• **Stated exercise**
Transcribe the listing exactly, leaving out every picture.

• **Raw data**
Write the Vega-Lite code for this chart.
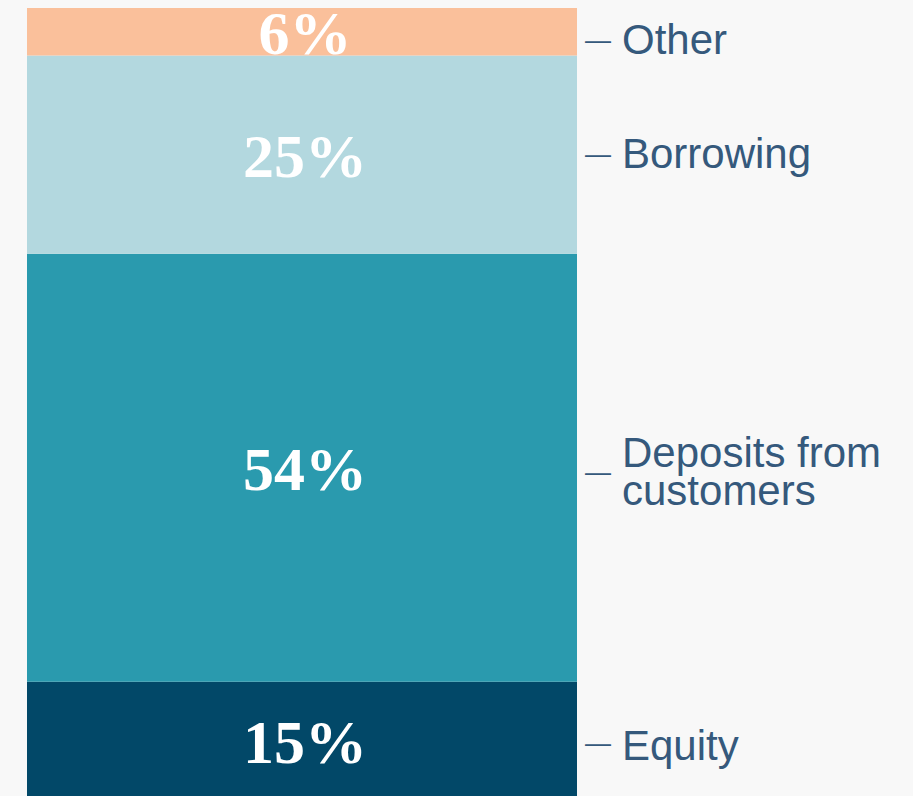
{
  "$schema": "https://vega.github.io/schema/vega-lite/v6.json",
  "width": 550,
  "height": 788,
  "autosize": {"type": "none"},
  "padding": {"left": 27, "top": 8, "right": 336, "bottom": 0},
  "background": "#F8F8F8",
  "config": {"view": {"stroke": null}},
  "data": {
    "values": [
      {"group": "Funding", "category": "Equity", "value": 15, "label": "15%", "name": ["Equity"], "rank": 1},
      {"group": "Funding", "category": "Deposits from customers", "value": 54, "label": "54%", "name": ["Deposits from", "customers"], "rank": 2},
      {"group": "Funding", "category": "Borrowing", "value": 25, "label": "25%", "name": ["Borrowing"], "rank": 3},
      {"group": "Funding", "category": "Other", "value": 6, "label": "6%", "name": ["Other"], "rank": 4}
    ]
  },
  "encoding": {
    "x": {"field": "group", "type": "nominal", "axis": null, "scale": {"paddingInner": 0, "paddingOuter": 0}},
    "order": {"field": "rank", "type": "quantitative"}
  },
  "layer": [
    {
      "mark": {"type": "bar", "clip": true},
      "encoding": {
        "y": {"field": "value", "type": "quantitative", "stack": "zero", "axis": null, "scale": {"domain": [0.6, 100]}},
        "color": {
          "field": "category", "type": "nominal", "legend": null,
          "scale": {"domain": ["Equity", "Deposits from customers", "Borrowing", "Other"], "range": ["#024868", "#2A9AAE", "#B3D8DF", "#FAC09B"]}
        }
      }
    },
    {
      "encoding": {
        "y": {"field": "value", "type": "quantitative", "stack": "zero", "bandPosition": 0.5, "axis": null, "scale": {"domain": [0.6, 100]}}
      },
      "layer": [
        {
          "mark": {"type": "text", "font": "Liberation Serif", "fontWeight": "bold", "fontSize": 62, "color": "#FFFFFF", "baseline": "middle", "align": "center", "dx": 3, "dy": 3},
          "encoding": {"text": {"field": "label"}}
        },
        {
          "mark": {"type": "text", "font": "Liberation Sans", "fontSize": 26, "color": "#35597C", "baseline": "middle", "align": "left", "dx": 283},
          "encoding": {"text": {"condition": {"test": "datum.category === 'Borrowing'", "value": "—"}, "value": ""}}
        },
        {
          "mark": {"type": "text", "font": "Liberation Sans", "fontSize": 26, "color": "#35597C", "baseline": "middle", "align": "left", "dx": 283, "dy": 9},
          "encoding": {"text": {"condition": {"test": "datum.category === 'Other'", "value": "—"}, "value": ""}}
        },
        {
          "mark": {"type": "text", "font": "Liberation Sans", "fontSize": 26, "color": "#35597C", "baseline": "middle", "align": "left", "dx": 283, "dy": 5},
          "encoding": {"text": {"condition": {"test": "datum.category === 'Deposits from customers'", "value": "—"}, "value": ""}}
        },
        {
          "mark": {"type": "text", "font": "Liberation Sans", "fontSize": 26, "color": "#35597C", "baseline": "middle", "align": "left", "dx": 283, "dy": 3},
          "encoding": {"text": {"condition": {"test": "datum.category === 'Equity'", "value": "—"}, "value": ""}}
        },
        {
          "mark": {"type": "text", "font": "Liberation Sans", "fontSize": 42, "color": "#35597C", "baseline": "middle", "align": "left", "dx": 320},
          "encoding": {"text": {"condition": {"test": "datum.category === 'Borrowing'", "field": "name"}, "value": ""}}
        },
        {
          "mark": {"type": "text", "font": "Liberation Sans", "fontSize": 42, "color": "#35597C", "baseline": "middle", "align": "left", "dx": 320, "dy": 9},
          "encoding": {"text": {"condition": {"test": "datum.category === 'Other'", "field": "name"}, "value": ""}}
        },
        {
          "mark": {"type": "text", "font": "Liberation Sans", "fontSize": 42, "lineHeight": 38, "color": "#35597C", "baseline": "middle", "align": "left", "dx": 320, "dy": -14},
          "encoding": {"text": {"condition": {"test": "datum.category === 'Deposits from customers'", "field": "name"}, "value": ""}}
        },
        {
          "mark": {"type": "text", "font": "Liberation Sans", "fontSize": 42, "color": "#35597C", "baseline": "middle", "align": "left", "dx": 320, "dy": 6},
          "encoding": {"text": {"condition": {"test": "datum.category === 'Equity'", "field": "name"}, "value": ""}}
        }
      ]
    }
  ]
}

• **The output**
Write the Vega-Lite code for this chart.
{
  "$schema": "https://vega.github.io/schema/vega-lite/v6.json",
  "width": 550,
  "height": 788,
  "autosize": {"type": "none"},
  "padding": {"left": 27, "top": 8, "right": 336, "bottom": 0},
  "background": "#F8F8F8",
  "config": {"view": {"stroke": null}},
  "data": {
    "values": [
      {"group": "Funding", "category": "Equity", "value": 15, "label": "15%", "name": ["Equity"], "rank": 1},
      {"group": "Funding", "category": "Deposits from customers", "value": 54, "label": "54%", "name": ["Deposits from", "customers"], "rank": 2},
      {"group": "Funding", "category": "Borrowing", "value": 25, "label": "25%", "name": ["Borrowing"], "rank": 3},
      {"group": "Funding", "category": "Other", "value": 6, "label": "6%", "name": ["Other"], "rank": 4}
    ]
  },
  "encoding": {
    "x": {"field": "group", "type": "nominal", "axis": null, "scale": {"paddingInner": 0, "paddingOuter": 0}},
    "order": {"field": "rank", "type": "quantitative"}
  },
  "layer": [
    {
      "mark": {"type": "bar", "clip": true},
      "encoding": {
        "y": {"field": "value", "type": "quantitative", "stack": "zero", "axis": null, "scale": {"domain": [0.6, 100]}},
        "color": {
          "field": "category", "type": "nominal", "legend": null,
          "scale": {"domain": ["Equity", "Deposits from customers", "Borrowing", "Other"], "range": ["#024868", "#2A9AAE", "#B3D8DF", "#FAC09B"]}
        }
      }
    },
    {
      "encoding": {
        "y": {"field": "value", "type": "quantitative", "stack": "zero", "bandPosition": 0.5, "axis": null, "scale": {"domain": [0.6, 100]}}
      },
      "layer": [
        {
          "mark": {"type": "text", "font": "Liberation Serif", "fontWeight": "bold", "fontSize": 62, "color": "#FFFFFF", "baseline": "middle", "align": "center", "dx": 3, "dy": 3},
          "encoding": {"text": {"field": "label"}}
        },
        {
          "mark": {"type": "text", "font": "Liberation Sans", "fontSize": 26, "color": "#35597C", "baseline": "middle", "align": "left", "dx": 283},
          "encoding": {"text": {"condition": {"test": "datum.category === 'Borrowing'", "value": "—"}, "value": ""}}
        },
        {
          "mark": {"type": "text", "font": "Liberation Sans", "fontSize": 26, "color": "#35597C", "baseline": "middle", "align": "left", "dx": 283, "dy": 9},
          "encoding": {"text": {"condition": {"test": "datum.category === 'Other'", "value": "—"}, "value": ""}}
        },
        {
          "mark": {"type": "text", "font": "Liberation Sans", "fontSize": 26, "color": "#35597C", "baseline": "middle", "align": "left", "dx": 283, "dy": 5},
          "encoding": {"text": {"condition": {"test": "datum.category === 'Deposits from customers'", "value": "—"}, "value": ""}}
        },
        {
          "mark": {"type": "text", "font": "Liberation Sans", "fontSize": 26, "color": "#35597C", "baseline": "middle", "align": "left", "dx": 283, "dy": 3},
          "encoding": {"text": {"condition": {"test": "datum.category === 'Equity'", "value": "—"}, "value": ""}}
        },
        {
          "mark": {"type": "text", "font": "Liberation Sans", "fontSize": 42, "color": "#35597C", "baseline": "middle", "align": "left", "dx": 320},
          "encoding": {"text": {"condition": {"test": "datum.category === 'Borrowing'", "field": "name"}, "value": ""}}
        },
        {
          "mark": {"type": "text", "font": "Liberation Sans", "fontSize": 42, "color": "#35597C", "baseline": "middle", "align": "left", "dx": 320, "dy": 9},
          "encoding": {"text": {"condition": {"test": "datum.category === 'Other'", "field": "name"}, "value": ""}}
        },
        {
          "mark": {"type": "text", "font": "Liberation Sans", "fontSize": 42, "lineHeight": 38, "color": "#35597C", "baseline": "middle", "align": "left", "dx": 320, "dy": -14},
          "encoding": {"text": {"condition": {"test": "datum.category === 'Deposits from customers'", "field": "name"}, "value": ""}}
        },
        {
          "mark": {"type": "text", "font": "Liberation Sans", "fontSize": 42, "color": "#35597C", "baseline": "middle", "align": "left", "dx": 320, "dy": 6},
          "encoding": {"text": {"condition": {"test": "datum.category === 'Equity'", "field": "name"}, "value": ""}}
        }
      ]
    }
  ]
}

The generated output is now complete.